A la suite du renflouement du navire, des inspections approfondies ont été menées et ont conclu à un bon fonctionnement. Seule l'ergonomie déplorable de la commande a fait l'objet d'observations et a été modifiée avant le départ du navire.


Le fabricant (Raytheon-Anschütz Marine Gmbh) recommande l'installation suivante :
Les relations pilote/barreur.
A l'usage, les pilotes donnent des ordres soit de barre («n° à gauche ou à droite»), soit de cap («venir au 0-8-5»), le plus souvent un mélange des deux en lançant une évolution sur un bord puis en laissant le timonier se débrouiller pour rallier un cap, parfois annoncé bien tard pour éviter un dépassement ou des angles de barre importants.
Tout ordre de barre est répété à réception puis à exécution («la barre n à gauche»... «la barre est n à gauche» ), («cap au 0-8-5».....«en route au 0-8-5»). Ceci pour les ordres réglementés selon STCW avec un vocabulaire et des tournures grammaticales uniques et communes à toute la communauté maritime.
Mais il existe le besoin d'autres communications, notamment sur la manière de répondre du navire (vent, courant, petits fonds, dysfonctionnement) qu'il est important pour le timonier de pouvoir exprimer. Et là, peu ou pas de vocabulaire normalisé. Pas, non plus, de procédure unique et la barrière linguistique se fait sentir. C'est pourtant une donnée importante à porter à la connaissance de l'équipe passerelle.
En l’occurrence l'équipage de langue hindi et les pilotes francophones parlaient en anglais.

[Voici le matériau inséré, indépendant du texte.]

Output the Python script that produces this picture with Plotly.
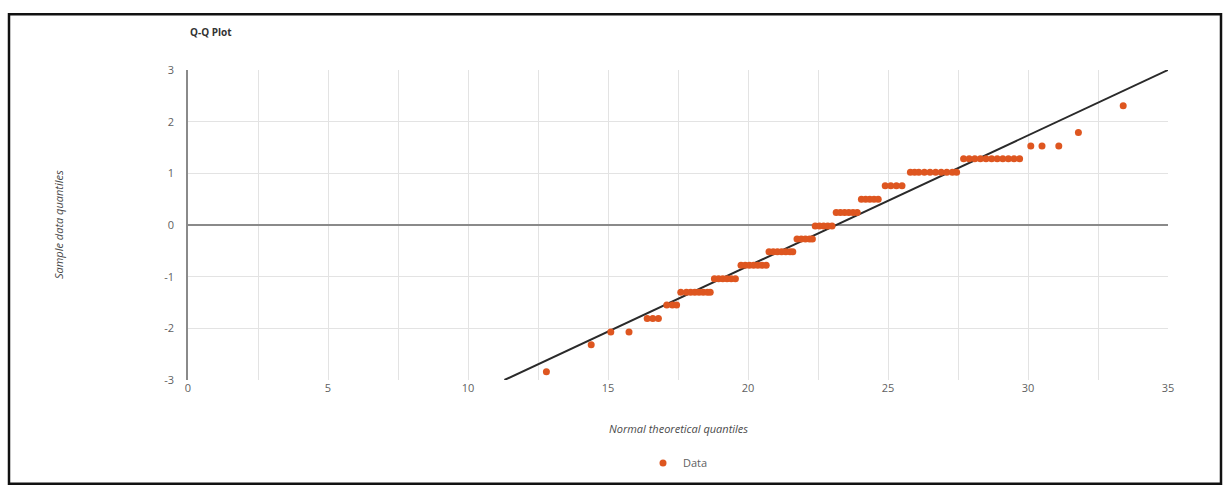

Le déroulement de l'échouement est décrit de la manière suivante.
Une erreur du barreur à la prise du cap 085 a placé le gouvernail 10° à droite et a initié l'embardée.
Celle-ci signalée, cela a conduit à l'incompréhension du problème par le pilote.
Personne n'a cherché à vérifier le fonctionnement de la barre.
L'équipage n'est pas passé en mode secours, le pilote réclamant le mode asservi.
Le pilote a lui-même manipulé la commande, trompé par l'ergonomie anormale de l'installation, et a amplifié le problème.
L'officier de quart a corrigé l'erreur mais trop tard.

La commission présente comme risques déterminants :
l'ergonomie de la commande de barre
l'utilisation par le pilote de la commande de barre
une désorganisation de l'équipe passerelle.

Commentaires de l'AFCAN :
  • Lors des essais avant l'appareillage, notamment au neuvage du navire, l'anomalie de l'installation de la commande de barre "tout ou rien" aurait dû apparaître, et pouvait être éventuellement rectifiée par le bord.
  • Ni l'homme de barre ni l'officier de quart n'avaient connaissance des particularités de la commande de barre "tout ou rien", et n'auraient pas dû accepter la manipulation de cette commande par le pilote.
  • L'utilisation de l'anglais comme langue de travail fonctionne bien quand tout va bien. En période de crise grave, la langue maternelle redevient prépondérante. Il faut en avoir conscience, et savoir agir en conséquence.